Before this interview took place, my husband and I have had a few conversations about our sex life that I want to share with you. The first being that more than anything else, my husband just wants me to want him. He wants me to take time to initiate and show him that I desire physical intimacy with him. Also, a goal we established in this new year is going into a new season of our sex life. We have experienced different seasons of sex in our marriage including no sex at all, painful sex, anxieties over sex, being healed and enjoying sex, sex postpartum, and now. We both agreed that we want to experience a new fresh season of sexual intimacy in our marriage.
Sex is something we desire to use to get closer together, to strengthen each other and the bond we have, to be physically one.
My Interview With My Husband About Sex!
Me: Remember that blog I posted a while ago by a contributor, the interview about sex?
My Husband: Yes. Why?
Me: I thought it would be interesting to take those same questions and see how you would answer them.
My Husband: Right now? I wasn’t ready for that.
Me: Well, are you up for it?
My Husband: Sure.
Me: When specifically, and how much do you prefer to have sex?
My Husband: Whenever we can and as often as we can. Because we have kids, just finding the time and space for it.
Me: Do you enjoy foreplay?
My Husband: Yes.
Me: Do you enjoy me wearing something sexy or do you not care?
My Husband: Maybe occasionally, but it is not necessary.
Me: What about sex makes sex more than just a physical act for you?
My Husband: That we get to be close and alone, and that our goal is to make each other feel good.
Me: What do you desire most from me when it comes to sex?
My Husband: For you to be fully present and fully involved. Not just interested in getting it out of the way or “taking care of me” but that you enjoy it with me.
Me: Do you enjoy sex now as much as you did when we were first married?
My Husband: More. *little laugh* We didn’t have it much when we were first married. (You can read that story here!)
**Here are the questions I added…
Me: Do you have any fears about sex or about our sex life?
My Husband: Just you not desiring sex or craving it or enjoying it as much as I do. That you are not sharing in it like I do.
Me: Do you have any insecurities about sex or about your body?
My Husband: Not really.
Me: How do you feel about being intimate with me while I am pregnant?
My Husband: I enjoy it. I think you look cute while you are pregnant.
(That answer made me smile with a little blush!)
Okay he continued…
My Husband: The last month of your pregnancy is harder because you are more uncomfortable, and I understand that.

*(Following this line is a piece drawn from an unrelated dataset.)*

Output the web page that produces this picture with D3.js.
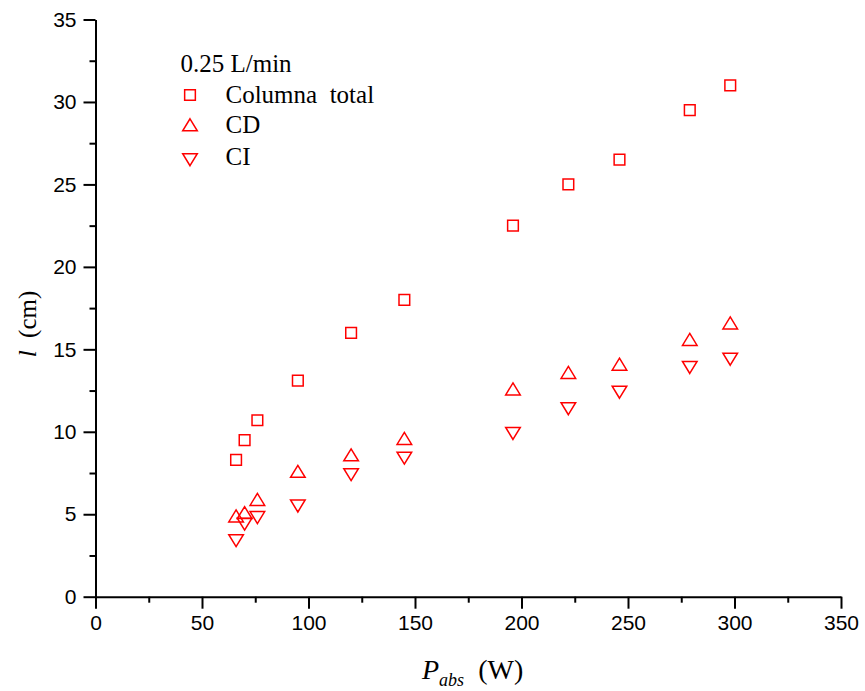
<!DOCTYPE html>
<html>
<head>
<meta charset="utf-8">
<script src="https://cdn.jsdelivr.net/npm/d3@7"></script>
<style>
  html, body { margin: 0; padding: 0; background: #fff; }
  svg { display: block; }
</style>
</head>
<body>
<svg id="chart" width="865" height="691"></svg>
<script>
// Absorbed power (W) for each run
const power = [66, 70, 76, 95, 120, 145, 196, 222, 246, 279, 298];
// Length l (cm) of each zone
const columnaTotal = [8.3, 9.5, 10.7, 13.1, 16.0, 18.0, 22.5, 25.0, 26.5, 29.5, 31.0];
const cd = [4.9, 5.1, 5.9, 7.6, 8.6, 9.6, 12.6, 13.6, 14.1, 15.6, 16.6];
const ci = [3.4, 4.4, 4.8, 5.5, 7.4, 8.4, 9.9, 11.4, 12.4, 13.9, 14.4];

const xTicks = [0, 50, 100, 150, 200, 250, 300, 350];
const yTicks = [0, 5, 10, 15, 20, 25, 30, 35];
const legendTitle = "0.25 L/min";
const seriesNames = ["Columna\u00a0 total", "CD", "CI"];

const svg = d3.select("#chart");
const plotLeft = 95.5, plotRight = 841, plotTop = 19.5, plotBottom = 596.7;
const RED = "#ff0000";

const x = d3.scaleLinear().domain([0, 350]).range([plotLeft, plotRight]);
const y = d3.scaleLinear().domain([0, 35]).range([plotBottom, plotTop]);

const tickFont = "'Liberation Sans', Arial, sans-serif";
const serif = "'Liberation Serif', 'Times New Roman', serif";

// Minor ticks (half-way between labelled ticks)
const xMinor = d3.range(25, 350, 50);
const yMinor = d3.range(2.5, 35, 5);

svg.append("g")
  .attr("transform", `translate(0,${plotBottom})`)
  .call(d3.axisBottom(x).tickValues(xMinor).tickSize(6).tickFormat(""))
  .call(g => g.select(".domain").remove())
  .call(g => g.selectAll("line").attr("stroke", "#000").attr("stroke-width", 2));

svg.append("g")
  .attr("transform", `translate(${plotLeft},0)`)
  .call(d3.axisLeft(y).tickValues(yMinor).tickSize(6).tickFormat(""))
  .call(g => g.select(".domain").remove())
  .call(g => g.selectAll("line").attr("stroke", "#000").attr("stroke-width", 2));

// Major axes
const xAxis = svg.append("g")
  .attr("transform", `translate(0,${plotBottom})`)
  .call(d3.axisBottom(x).tickValues(xTicks).tickSize(12).tickSizeOuter(0).tickPadding(6));
xAxis.select(".domain").attr("stroke", "#000").attr("stroke-width", 2);
xAxis.selectAll(".tick line").attr("stroke", "#000").attr("stroke-width", 2);
xAxis.selectAll(".tick text")
  .attr("font-family", tickFont).attr("font-size", 21).attr("fill", "#000");

const yAxis = svg.append("g")
  .attr("transform", `translate(${plotLeft},0)`)
  .call(d3.axisLeft(y).tickValues(yTicks).tickSize(12).tickSizeOuter(0).tickPadding(7));
yAxis.select(".domain").attr("stroke", "#000").attr("stroke-width", 2);
yAxis.selectAll(".tick line").attr("stroke", "#000").attr("stroke-width", 2);
yAxis.selectAll(".tick text")
  .attr("font-family", tickFont).attr("font-size", 21).attr("fill", "#000");

// Marker shapes
const sq = 10.7, tw = 14.6, th = 12;
const squarePath = `M${-sq/2},${-sq/2}h${sq}v${sq}h${-sq}Z`;
const upPath = `M0,${-th/2}L${tw/2},${th/2}L${-tw/2},${th/2}Z`;
const downPath = `M0,${th/2}L${tw/2},${-th/2}L${-tw/2},${-th/2}Z`;

const series = [
  { values: columnaTotal, path: squarePath },
  { values: cd, path: upPath },
  { values: ci, path: downPath }
];

series.forEach(s => {
  svg.append("g").selectAll("path")
    .data(power.map((p, i) => [p, s.values[i]]))
    .join("path")
    .attr("d", s.path)
    .attr("transform", d => `translate(${x(d[0])},${y(d[1])})`)
    .attr("fill", "none")
    .attr("stroke", RED)
    .attr("stroke-width", 1.5);
});

// Legend
const legend = svg.append("g");
legend.append("text")
  .attr("x", 180.5).attr("y", 71.5)
  .attr("font-family", serif).attr("font-size", 25).attr("fill", "#000")
  .text(legendTitle);

const legendMarkY = [95, 124.8, 159.7];
const legendTextY = [103.3, 132.8, 165];
series.forEach((s, i) => {
  legend.append("path")
    .attr("d", s.path)
    .attr("transform", `translate(190,${legendMarkY[i]})`)
    .attr("fill", "none").attr("stroke", RED).attr("stroke-width", 1.5);
  legend.append("text")
    .attr("x", 225.5).attr("y", legendTextY[i])
    .attr("font-family", serif).attr("font-size", 25).attr("fill", "#000")
    .text(seriesNames[i]);
});

// Axis titles
const xTitle = svg.append("text")
  .attr("x", 422).attr("y", 679)
  .attr("font-family", serif).attr("font-size", 28).attr("fill", "#000");
xTitle.append("tspan").attr("font-style", "italic").text("P");
xTitle.append("tspan").attr("font-style", "italic").attr("font-size", 18)
  .attr("dy", 7).text("abs");
xTitle.append("tspan").attr("dy", -7).text("\u00a0 (W)");

const yTitle = svg.append("text")
  .attr("transform", "translate(36,324) rotate(-90)")
  .attr("text-anchor", "middle")
  .attr("font-family", serif).attr("font-size", 25).attr("fill", "#000");
yTitle.append("tspan").attr("font-style", "italic").text("l");
yTitle.append("tspan").text("\u00a0 (cm)");
</script>
</body>
</html>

Me: How has having kids changed when, where, and how often we have sex?
My Husband: We have to be more intentional when we go to bed when the kids go to bed. I feel like we had Eliott that first year we were able to have sex, so it kind of seems like we have always had kids.
Me: Do you ever get worried about having sex because it could lead to us having more kids?
My Husband: I use to, but not anymore.
My Husband: I just don’t mind. If God wants us to have more kids, I’m okay with that. It’s freeing not worrying about it.
(If you are at all curious, I feel the same! Not worrying about getting pregnant definitely frees my mind to embrace sex a lot more!)
Me: How do you feel about my body after me having kids?
My Husband: Um… two things. First, I don’t think about it. Two…(slight pause considering how to phrase this with gentleness)…But I have thought it would be great if you did get back into shape within reason, especially because I know that is a desire you have, we have talked about being strong and healthy before. But there has never been a thought that you were unattractive. What I do know, is the time you do put attention toward physical health you are more confident and more excited to be intimate. As if you don’t have self esteem issues. I don’t know if that makes sense. I don’t put much thought into it, but I do think you would benefit from working out.
Me: Is there anything you would want to change about our sex life?
My Husband: Just stuff I have already talked to you about. Making sex a priority in our marriage and protecting our time at night. Having it at the forefront of our minds. Making it part of our routine.
Me: Anything else you want to mention?
My Husband: I think my number one thing is that I pray about your perspective and desire for sex.
*End Interview* Well that is all that I am going to share anyways! The conversation went on a bit longer but I will spare you the details. I hope that this interview encourages you in this area of your marriage. Perhaps it has given you insight, revealed you are not alone in some of the ways couples struggle with intimacy, or maybe it gave you the courage to have this conversation with your spouse.